[Input data]
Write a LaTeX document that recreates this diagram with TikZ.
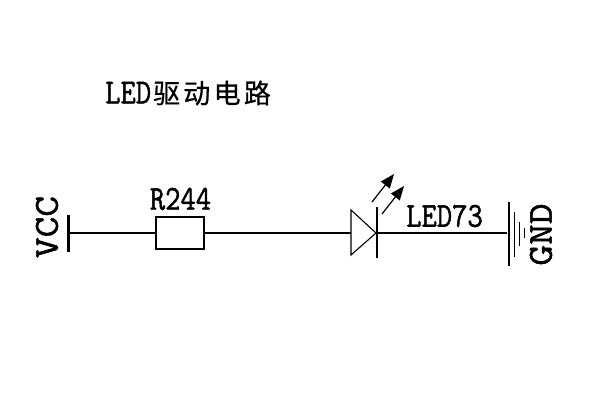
\documentclass[tikz,border=0pt]{standalone}
\usepackage{fontspec}
\usetikzlibrary{arrows.meta}
\setmainfont{Liberation Serif}
\newfontfamily\labelfont[FakeStretch=0.85,FakeBold=1.2]{Latin Modern Mono}
\newfontfamily\widefont[FakeStretch=1.15,FakeBold=1.6]{Latin Modern Mono}
\newfontfamily\cjk[LetterSpace=12,FakeBold=0.6]{Noto Sans CJK SC}
\tikzset{
 wire/.style={line width=1.5pt,line cap=butt},
 thinwire/.style={line width=1.1pt},
 lab/.style={inner sep=0pt,font=\labelfont\fontsize{35}{35}\selectfont},
 sidelab/.style={inner sep=0pt,rotate=90,font=\widefont\fontsize{35}{35}\selectfont},
 beam/.style={line width=1.2pt,-{Triangle[length=14pt,width=11pt]}},
}
\begin{document}
\begin{tikzpicture}[x=1pt,y=-1pt]
\useasboundingbox (0,0) rectangle (600,400);
\fill[white] (0,0) rectangle (600,400);
% title
\node[lab,anchor=west] (title) at (105,93) {LED{\cjk\fontsize{27}{27}\selectfont\kern2pt 驱动电路}};
% labels
\node[lab] (r) at (180.5,199) {R244};
\node[lab] (led) at (444.5,216) {LED73};
\node[sidelab] (vcc) at (47,227) {VCC};
\node[sidelab] (gnd) at (541,234.5) {GND};
% supply bar
\coordinate (vt) at (68,215);
\coordinate (vb) at (68,252);
\coordinate (vm) at (68,233);
\draw[line width=3pt] (vt) -- (vb);
% resistor
\node[draw,line width=1.4pt,minimum width=48pt,minimum height=32pt,inner sep=0pt,outer sep=0pt] (res) at (180,233) {};
% diode
\coordinate (da) at (351,233);
\coordinate (dk) at (376,233);
\coordinate (dt) at (351,210);
\coordinate (db) at (351,255);
\draw[thinwire,line join=miter] (dt) -- (dk) -- (db) -- cycle;
\coordinate (bt) at (377,207);
\coordinate (bb) at (377,258);
\draw[thinwire] (bt) -- (bb);
% light arrows
\coordinate (a1s) at (372,202);
\coordinate (a1e) at (394,174);
\coordinate (a2s) at (382,214);
\coordinate (a2e) at (404,186);
\draw[beam] (a1s) -- (a1e);
\draw[beam] (a2s) -- (a2e);
% ground
\coordinate (g1t) at (509,202);
\coordinate (g1b) at (509,266);
\coordinate (g2t) at (514,212);
\coordinate (g2b) at (514,257);
\coordinate (g3t) at (519,222);
\coordinate (g3b) at (519,246);
\coordinate (g4t) at (524,228);
\coordinate (g4b) at (524,238);
\coordinate (gm) at (507,233);
\draw[thinwire] (g1t) -- (g1b);
\draw[line width=.9pt] (g2t) -- (g2b);
\draw[line width=.9pt] (g3t) -- (g3b);
\draw[line width=.9pt] (g4t) -- (g4b);
% wires
\draw[wire] (vm) -- (res.west);
\draw[wire] (res.east) -- (da);
\draw[wire] (dk) -- (gm);
\end{tikzpicture}
\end{document}
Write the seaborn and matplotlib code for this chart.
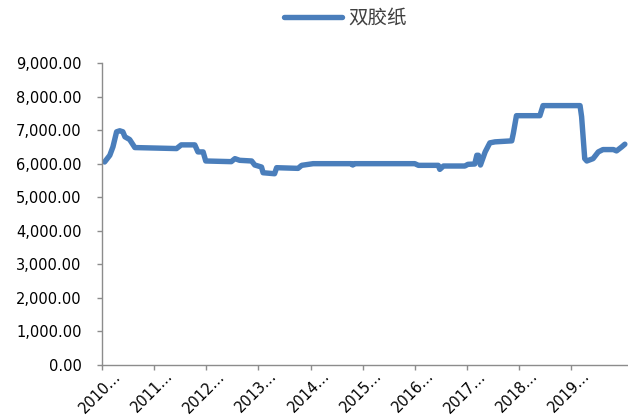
import matplotlib
matplotlib.use("Agg")
import matplotlib.pyplot as plt
import matplotlib.transforms as mtransforms
import seaborn as sns
import pandas as pd
from matplotlib.ticker import FuncFormatter

# Data (fractional year, price)
years = [2010.05, 2010.15, 2010.21, 2010.28, 2010.34, 2010.40, 2010.44, 2010.53, 2010.63,
         2011.43, 2011.52, 2011.78, 2011.84, 2011.94, 2011.99, 2012.48, 2012.55, 2012.64,
         2012.87, 2012.93, 2013.06, 2013.09, 2013.31, 2013.35, 2013.76, 2013.83, 2014.05,
         2014.78, 2014.81, 2014.84, 2016.00, 2016.07, 2016.45, 2016.48, 2016.55, 2016.96,
         2017.02, 2017.15, 2017.19, 2017.22, 2017.26, 2017.35, 2017.44, 2017.54, 2017.86,
         2017.89, 2017.95, 2018.40, 2018.46, 2019.17, 2019.20, 2019.26, 2019.30, 2019.42,
         2019.52, 2019.61, 2019.81, 2019.87, 2019.97, 2020.03]
prices = [6050, 6250, 6500, 6950, 6980, 6950, 6800, 6720, 6480,
          6450, 6560, 6560, 6350, 6350, 6080, 6060, 6150, 6100,
          6080, 5960, 5900, 5730, 5700, 5880, 5860, 5950, 6000,
          6000, 5960, 6000, 6000, 5950, 5950, 5830, 5930, 5930,
          5980, 5990, 6250, 6250, 5960, 6350, 6620, 6650, 6680,
          6900, 7430, 7430, 7730, 7730, 7400, 6150, 6080, 6150,
          6350, 6420, 6420, 6380, 6500, 6580]
series_name = "双胶纸"
tick_years = list(range(2010, 2020))
tick_labels = [f"{y}…" for y in tick_years]
y_ticks = list(range(0, 9001, 1000))

df = pd.DataFrame({"year": years, "price": prices, "series": series_name})

sns.set_style("white")
plt.rcParams['font.family'] = ['DejaVu Sans']

fig = plt.figure(figsize=(6.28, 4.19), dpi=100)
ax = fig.add_axes([102 / 628, 1 - 365 / 419, 1 - 102 / 628, (365 - 63) / 419])

line_color = "#4A7EBB"
sns.lineplot(data=df, x="year", y="price", hue="series", palette=[line_color],
             linewidth=3.9, ax=ax, legend=True)

ax.set_xlim(2010.0, 2020.09)
ax.set_ylim(0, 9000)
ax.set_yticks(y_ticks)
ax.yaxis.set_major_formatter(FuncFormatter(lambda v, p: f"{v:,.2f}"))
ax.set_xticks(tick_years)
ax.set_xticklabels(tick_labels, rotation=45, ha="right", rotation_mode="anchor")
ax.set_xlabel("")
ax.set_ylabel("")

for s in ["top", "right"]:
    ax.spines[s].set_visible(False)
for s in ["left", "bottom"]:
    ax.spines[s].set_color("#8C8C8C")
    ax.spines[s].set_linewidth(1.0)
ax.tick_params(axis="both", which="major", direction="out", length=3.6, width=1,
               color="#8C8C8C", labelsize=10.5, labelcolor="#000000", left=True, bottom=True)
ax.tick_params(axis="x", pad=1)
ax.tick_params(axis="y", pad=11)

offset = mtransforms.ScaledTranslation(0.11, 0.03, fig.dpi_scale_trans)
for lbl in ax.get_xticklabels():
    lbl.set_transform(lbl.get_transform() + offset)

handles, labels = ax.get_legend_handles_labels()
leg = ax.legend(handles, labels, loc="center", bbox_to_anchor=(345 / 628, 1 - 18 / 419),
                bbox_transform=fig.transFigure, frameon=False, handlelength=3.0,
                handletextpad=0.3, prop={"family": ["Noto Sans CJK SC", "DejaVu Sans"], "size": 14})
for t in leg.get_texts():
    t.set_color("#404040")

fig.savefig("out.png", dpi=100)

[What this task involves]
Print all the records again exactly; do not include any picture.

[Final answer]
Write a LaTeX document that recreates this diagram with TikZ.
\documentclass[tikz,border=0pt]{standalone}
\usepackage{fontspec}
\usetikzlibrary{arrows.meta}
\setmainfont{Liberation Serif}
\newfontfamily\labelfont[FakeStretch=0.85,FakeBold=1.2]{Latin Modern Mono}
\newfontfamily\widefont[FakeStretch=1.15,FakeBold=1.6]{Latin Modern Mono}
\newfontfamily\cjk[LetterSpace=12,FakeBold=0.6]{Noto Sans CJK SC}
\tikzset{
 wire/.style={line width=1.5pt,line cap=butt},
 thinwire/.style={line width=1.1pt},
 lab/.style={inner sep=0pt,font=\labelfont\fontsize{35}{35}\selectfont},
 sidelab/.style={inner sep=0pt,rotate=90,font=\widefont\fontsize{35}{35}\selectfont},
 beam/.style={line width=1.2pt,-{Triangle[length=14pt,width=11pt]}},
}
\begin{document}
\begin{tikzpicture}[x=1pt,y=-1pt]
\useasboundingbox (0,0) rectangle (600,400);
\fill[white] (0,0) rectangle (600,400);
% title
\node[lab,anchor=west] (title) at (105,93) {LED{\cjk\fontsize{27}{27}\selectfont\kern2pt 驱动电路}};
% labels
\node[lab] (r) at (180.5,199) {R244};
\node[lab] (led) at (444.5,216) {LED73};
\node[sidelab] (vcc) at (47,227) {VCC};
\node[sidelab] (gnd) at (541,234.5) {GND};
% supply bar
\coordinate (vt) at (68,215);
\coordinate (vb) at (68,252);
\coordinate (vm) at (68,233);
\draw[line width=3pt] (vt) -- (vb);
% resistor
\node[draw,line width=1.4pt,minimum width=48pt,minimum height=32pt,inner sep=0pt,outer sep=0pt] (res) at (180,233) {};
% diode
\coordinate (da) at (351,233);
\coordinate (dk) at (376,233);
\coordinate (dt) at (351,210);
\coordinate (db) at (351,255);
\draw[thinwire,line join=miter] (dt) -- (dk) -- (db) -- cycle;
\coordinate (bt) at (377,207);
\coordinate (bb) at (377,258);
\draw[thinwire] (bt) -- (bb);
% light arrows
\coordinate (a1s) at (372,202);
\coordinate (a1e) at (394,174);
\coordinate (a2s) at (382,214);
\coordinate (a2e) at (404,186);
\draw[beam] (a1s) -- (a1e);
\draw[beam] (a2s) -- (a2e);
% ground
\coordinate (g1t) at (509,202);
\coordinate (g1b) at (509,266);
\coordinate (g2t) at (514,212);
\coordinate (g2b) at (514,257);
\coordinate (g3t) at (519,222);
\coordinate (g3b) at (519,246);
\coordinate (g4t) at (524,228);
\coordinate (g4b) at (524,238);
\coordinate (gm) at (507,233);
\draw[thinwire] (g1t) -- (g1b);
\draw[line width=.9pt] (g2t) -- (g2b);
\draw[line width=.9pt] (g3t) -- (g3b);
\draw[line width=.9pt] (g4t) -- (g4b);
% wires
\draw[wire] (vm) -- (res.west);
\draw[wire] (res.east) -- (da);
\draw[wire] (dk) -- (gm);
\end{tikzpicture}
\end{document}
Write the seaborn and matplotlib code for this chart.
import matplotlib
matplotlib.use("Agg")
import matplotlib.pyplot as plt
import matplotlib.transforms as mtransforms
import seaborn as sns
import pandas as pd
from matplotlib.ticker import FuncFormatter

# Data (fractional year, price)
years = [2010.05, 2010.15, 2010.21, 2010.28, 2010.34, 2010.40, 2010.44, 2010.53, 2010.63,
         2011.43, 2011.52, 2011.78, 2011.84, 2011.94, 2011.99, 2012.48, 2012.55, 2012.64,
         2012.87, 2012.93, 2013.06, 2013.09, 2013.31, 2013.35, 2013.76, 2013.83, 2014.05,
         2014.78, 2014.81, 2014.84, 2016.00, 2016.07, 2016.45, 2016.48, 2016.55, 2016.96,
         2017.02, 2017.15, 2017.19, 2017.22, 2017.26, 2017.35, 2017.44, 2017.54, 2017.86,
         2017.89, 2017.95, 2018.40, 2018.46, 2019.17, 2019.20, 2019.26, 2019.30, 2019.42,
         2019.52, 2019.61, 2019.81, 2019.87, 2019.97, 2020.03]
prices = [6050, 6250, 6500, 6950, 6980, 6950, 6800, 6720, 6480,
          6450, 6560, 6560, 6350, 6350, 6080, 6060, 6150, 6100,
          6080, 5960, 5900, 5730, 5700, 5880, 5860, 5950, 6000,
          6000, 5960, 6000, 6000, 5950, 5950, 5830, 5930, 5930,
          5980, 5990, 6250, 6250, 5960, 6350, 6620, 6650, 6680,
          6900, 7430, 7430, 7730, 7730, 7400, 6150, 6080, 6150,
          6350, 6420, 6420, 6380, 6500, 6580]
series_name = "双胶纸"
tick_years = list(range(2010, 2020))
tick_labels = [f"{y}…" for y in tick_years]
y_ticks = list(range(0, 9001, 1000))

df = pd.DataFrame({"year": years, "price": prices, "series": series_name})

sns.set_style("white")
plt.rcParams['font.family'] = ['DejaVu Sans']

fig = plt.figure(figsize=(6.28, 4.19), dpi=100)
ax = fig.add_axes([102 / 628, 1 - 365 / 419, 1 - 102 / 628, (365 - 63) / 419])

line_color = "#4A7EBB"
sns.lineplot(data=df, x="year", y="price", hue="series", palette=[line_color],
             linewidth=3.9, ax=ax, legend=True)

ax.set_xlim(2010.0, 2020.09)
ax.set_ylim(0, 9000)
ax.set_yticks(y_ticks)
ax.yaxis.set_major_formatter(FuncFormatter(lambda v, p: f"{v:,.2f}"))
ax.set_xticks(tick_years)
ax.set_xticklabels(tick_labels, rotation=45, ha="right", rotation_mode="anchor")
ax.set_xlabel("")
ax.set_ylabel("")

for s in ["top", "right"]:
    ax.spines[s].set_visible(False)
for s in ["left", "bottom"]:
    ax.spines[s].set_color("#8C8C8C")
    ax.spines[s].set_linewidth(1.0)
ax.tick_params(axis="both", which="major", direction="out", length=3.6, width=1,
               color="#8C8C8C", labelsize=10.5, labelcolor="#000000", left=True, bottom=True)
ax.tick_params(axis="x", pad=1)
ax.tick_params(axis="y", pad=11)

offset = mtransforms.ScaledTranslation(0.11, 0.03, fig.dpi_scale_trans)
for lbl in ax.get_xticklabels():
    lbl.set_transform(lbl.get_transform() + offset)

handles, labels = ax.get_legend_handles_labels()
leg = ax.legend(handles, labels, loc="center", bbox_to_anchor=(345 / 628, 1 - 18 / 419),
                bbox_transform=fig.transFigure, frameon=False, handlelength=3.0,
                handletextpad=0.3, prop={"family": ["Noto Sans CJK SC", "DejaVu Sans"], "size": 14})
for t in leg.get_texts():
    t.set_color("#404040")

fig.savefig("out.png", dpi=100)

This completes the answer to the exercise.